WHERE we find ourselves — by birth, relationship, employment, or other circumstance — can provide us with many opportunities. One of the disputable perks of clergy life is the occasional provision of a big house with large grounds that back on to churchyards, parks, school grounds, or other open space.
Into one such house in the East End of London, a priest arrived with her husband, already an established naturalist and writer, and their children. It was a move that has led to Ghost Trees, a book that opens up what might normally have been considered the constraints of parish boundaries. Bob Gilbert (Features, 30 November), married to the Rector of All Saints’, Poplar, has written a surprising and diversionary narrative that looks beyond the mundane and stereotypical of inner-city life.
It starts with a quest to find a native black poplar that gives its name to the parish. Gilbert charts an engaging journey of trees, insects, birds, fungus, biodiversity interlaced with folklore, local history, research, theology, poetry, and an impressive personal knowledge that intersects with the familial, parochial, industrial, and natural.
We follow his circuitous travels and thoughts on the mulberry, the plane, the ash, the elm, and many other growths — relished and rejected — and the life that they host and support. In one chapter, he traces the overground path of a hidden river. In another, Gilbert records a year through the changes of a single tree in his garden: a place where birds, chickens, and other domestic and wild animals share the urban terrain. We learn of the rise and fall of species, which are wiped out, reintroduced, or flourish in adversity.
He sums up his quest: “Perhaps, then, to dig into history as well as into natural history was an act of recovery, of putting back together pieces of the stories that form and frame us, and the places where we live.”
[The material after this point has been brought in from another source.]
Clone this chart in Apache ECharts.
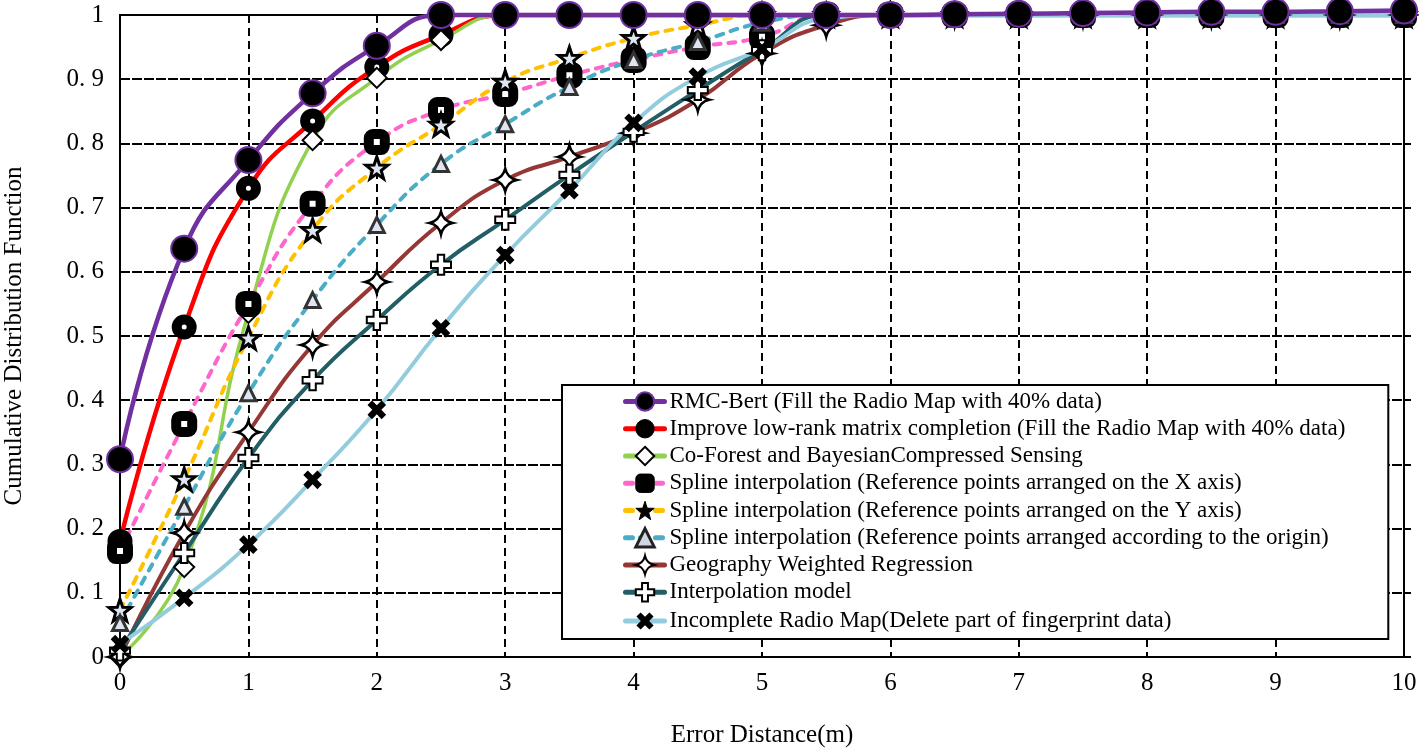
<!DOCTYPE html>
<html><head><meta charset="utf-8">
<script src="https://cdn.jsdelivr.net/npm/echarts@6/dist/echarts.min.js"></script>
<style>html,body{margin:0;padding:0;background:#fff}#c{width:1419px;height:749px}</style>
</head><body><div id="c"></div>
<script>
const xValues = [0,0.5,1,1.5,2,2.5,3,3.5,4,4.5,5,5.5,6,6.5,7,7.5,8,8.5,9,9.5,10];
const yTickLabels = ['0','0. 1','0. 2','0. 3','0. 4','0. 5','0. 6','0. 7','0. 8','0. 9','1'];
const seriesNames = [
  'RMC-Bert (Fill the Radio Map with 40% data)',
  'Improve low-rank matrix completion (Fill the Radio Map with 40% data)',
  'Co-Forest and BayesianCompressed Sensing',
  'Spline interpolation (Reference points arranged on the X axis)',
  'Spline interpolation (Reference points arranged on the Y axis)',
  'Spline interpolation (Reference points arranged according to the origin)',
  'Geography Weighted Regression',
  'Interpolation model',
  'Incomplete Radio Map(Delete part of fingerprint data)'
];
const rmcBert      = [0.308,0.636,0.774,0.878,0.952,1.0,1.0,1.0,1.0,1.0,1.0,1.0,1.0,1.001,1.002,1.003,1.004,1.005,1.005,1.006,1.007];
const lowRank      = [0.18,0.514,0.730,0.835,0.919,0.969,1,1,1,1,1,1,1,1,1,1,1,1,1,1,1];
const coForest     = [0.0,0.140,0.536,0.805,0.902,0.961,1,1,1,1,1,1,1,1,1,1,1,1,1,1,1];
const splineX      = [0.165,0.363,0.550,0.706,0.802,0.852,0.877,0.906,0.930,0.950,0.966,1,1,1,1,1,1,1,1,1,1];
const splineY      = [0.073,0.277,0.497,0.665,0.762,0.829,0.896,0.933,0.964,0.984,1,1,1,1,1,1,1,1,1,1,1];
const splineOrigin = [0.053,0.234,0.411,0.556,0.673,0.768,0.830,0.888,0.930,0.958,0.988,1,1,1,1,1,1,1,1,1,1];
const gwr          = [0.0,0.193,0.350,0.486,0.584,0.676,0.743,0.779,0.816,0.868,0.940,0.984,1,1,1,1,1,1,1,1,1];
const interpModel  = [0.01,0.162,0.310,0.431,0.525,0.611,0.681,0.751,0.818,0.883,0.945,1,1,1,1,1,1,1,1,1,1];
const incomplete   = [0.02,0.092,0.175,0.276,0.385,0.512,0.626,0.727,0.832,0.904,0.947,0.995,1,1,1,1,1,1,1,1,1];

const FONT = "'Liberation Serif','Times New Roman',serif";
const STAR = 'path://M0,-10 L2.35,-3.24 L9.51,-3.09 L3.8,1.24 L5.88,8.09 L0,4 L-5.88,8.09 L-3.8,1.24 L-9.51,-3.09 L-2.35,-3.24 Z';
const STAR4 = 'path://M0,-10 Q1.8,-1.8 10,0 Q1.8,1.8 0,10 Q-1.8,1.8 -10,0 Q-1.8,-1.8 0,-10 Z';
const PLUS = 'path://M-3.2,-10 L3.2,-10 L3.2,-3.2 L10,-3.2 L10,3.2 L3.2,3.2 L3.2,10 L-3.2,10 L-3.2,3.2 L-10,3.2 L-10,-3.2 L-3.2,-3.2 Z';

function mk(name, vals, color, o) {
  return {
    name: name, type: 'line', smooth: true, animation: false,
    data: xValues.map((x, i) => [x, vals[i]]),
    symbol: o.symbol, symbolSize: o.size, symbolRotate: o.rotate || 0,
    showAllSymbol: true,
    itemStyle: o.item,
    lineStyle: { color: color, width: o.width || 4, type: o.dash || 'solid', cap: 'round' },
    z: o.z || 2, clip: o.clip === undefined ? true : o.clip,
    emphasis: { disabled: true }
  };
}

const series = [
  mk(seriesNames[0], rmcBert, '#7030A0', { symbol: 'circle', size: 26, item: { color: '#000', borderColor: '#7030A0', borderWidth: 2 }, z: 4, width: 4.5, clip: false }),
  mk(seriesNames[1], lowRank, '#FF0000', { symbol: 'circle', size: 15, item: { color: '#fff', borderColor: '#000', borderWidth: 10 }, width: 4.5 }),
  mk(seriesNames[2], coForest, '#92D050', { symbol: 'diamond', size: 20, item: { color: '#fff', borderColor: '#000', borderWidth: 2 }, width: 3.5 }),
  mk(seriesNames[3], splineX, '#FF66CC', { symbol: 'roundRect', size: 16, item: { color: '#fff', borderColor: '#000', borderWidth: 10 }, dash: [7, 8] }),
  mk(seriesNames[4], splineY, '#FFC000', { symbol: STAR, size: 22, item: { color: '#dfe6f2', borderColor: '#000', borderWidth: 3 }, dash: [7, 8] }),
  mk(seriesNames[5], splineOrigin, '#4BACC6', { symbol: 'triangle', size: 15, item: { color: '#dfe6f2', borderColor: '#333', borderWidth: 3 }, dash: [7, 8] }),
  mk(seriesNames[6], gwr, '#953735', { symbol: STAR4, size: 23, item: { color: '#fff', borderColor: '#000', borderWidth: 2.5 } }),
  mk(seriesNames[7], interpModel, '#215E66', { symbol: PLUS, size: 20, item: { color: '#fff', borderColor: '#000', borderWidth: 2 } }),
  mk(seriesNames[8], incomplete, '#93CDDD', { symbol: PLUS, size: 20, rotate: 45, item: { color: '#000' } })
];

const legendItemStyles = [
  { color: '#000', borderColor: '#7030A0', borderWidth: 2 },
  { color: '#000', borderColor: '#000', borderWidth: 1 },
  { color: '#fff', borderColor: '#000', borderWidth: 2 },
  { color: '#000', borderColor: '#000', borderWidth: 1 },
  { color: '#000', borderColor: '#000', borderWidth: 1 },
  { color: '#cfd6e2', borderColor: '#222', borderWidth: 3 },
  { color: '#fff', borderColor: '#000', borderWidth: 2 },
  { color: '#fff', borderColor: '#000', borderWidth: 2 },
  { color: '#000', borderColor: '#000', borderWidth: 0 }
];

const chart = echarts.init(document.getElementById('c'), null, { renderer: 'canvas' });
chart.setOption({
  animation: false,
  backgroundColor: '#fff',
  grid: { left: 120, right: 15, top: 15, bottom: 92, show: true, borderColor: '#000', borderWidth: 2,
          backgroundColor: 'transparent', outerBoundsMode: 'none', containLabel: false },
  legend: {
    orient: 'vertical', left: 562, top: 385,
    padding: [5, 43, 5, 61],
    itemWidth: 39, itemHeight: 23, itemGap: 4.25,
    backgroundColor: '#fff', borderColor: '#000', borderWidth: 2,
    textStyle: { fontFamily: FONT, fontSize: 23, color: '#000' },
    lineStyle: { width: 5 },
    data: seriesNames.map((n, i) => ({ name: n, itemStyle: legendItemStyles[i] }))
  },
  xAxis: {
    type: 'value', min: 0, max: 10, interval: 1,
    name: 'Error Distance(m)', nameLocation: 'middle', nameGap: 66,
    nameTextStyle: { fontFamily: FONT, fontSize: 25, color: '#000' },
    axisLine: { show: true, lineStyle: { color: '#000', width: 2 } },
    axisTick: { show: false },
    axisLabel: { fontFamily: FONT, fontSize: 25, color: '#000', margin: 14 },
    splitLine: { show: true, lineStyle: { color: '#000', width: 2, type: [8, 5] } }
  },
  yAxis: [{
    type: 'value', min: 0, max: 1, interval: 0.1,
    name: 'Cumulative Distribution Function', nameLocation: 'middle', nameGap: 93,
    nameTextStyle: { fontFamily: FONT, fontSize: 25, color: '#000' },
    axisLine: { show: true, lineStyle: { color: '#000', width: 2 } },
    axisTick: { show: false },
    axisLabel: { fontFamily: FONT, fontSize: 25, color: '#000', margin: 16,
      formatter: v => yTickLabels[Math.round(v * 10)] },
    splitLine: { show: true, lineStyle: { color: '#000', width: 2, type: [10, 2] } }
  }, {
    type: 'value', min: 0, max: 1, interval: 0.1, position: 'right',
    axisLine: { show: true, lineStyle: { color: '#000', width: 2 } },
    axisTick: { show: true, length: 7, lineStyle: { color: '#000', width: 2 } },
    axisLabel: { show: false }, splitLine: { show: false }
  }],
  series: series
});
</script>
</body></html>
For 17 years, I had the privilege of living not far from Gilbert’s vicarage home. While I both rejoiced and bristled at much of what I encountered — even the foxes, which, on two occasions, invited themselves into the big house — it makes me regret how much eluded my eye, heart, and mind.
Ghost Trees is by turn informative, enjoyable, and enchanting. It is a book that, in the best sense, educates. It is well written with the occasional alliterative poetic cast. It is a book full of delights which makes one look again, achieving the mystic’s gift of seeing the ordinary as anything but.
The Revd Kevin Scully is the Warden of the College of St Barnabas, Lingfield.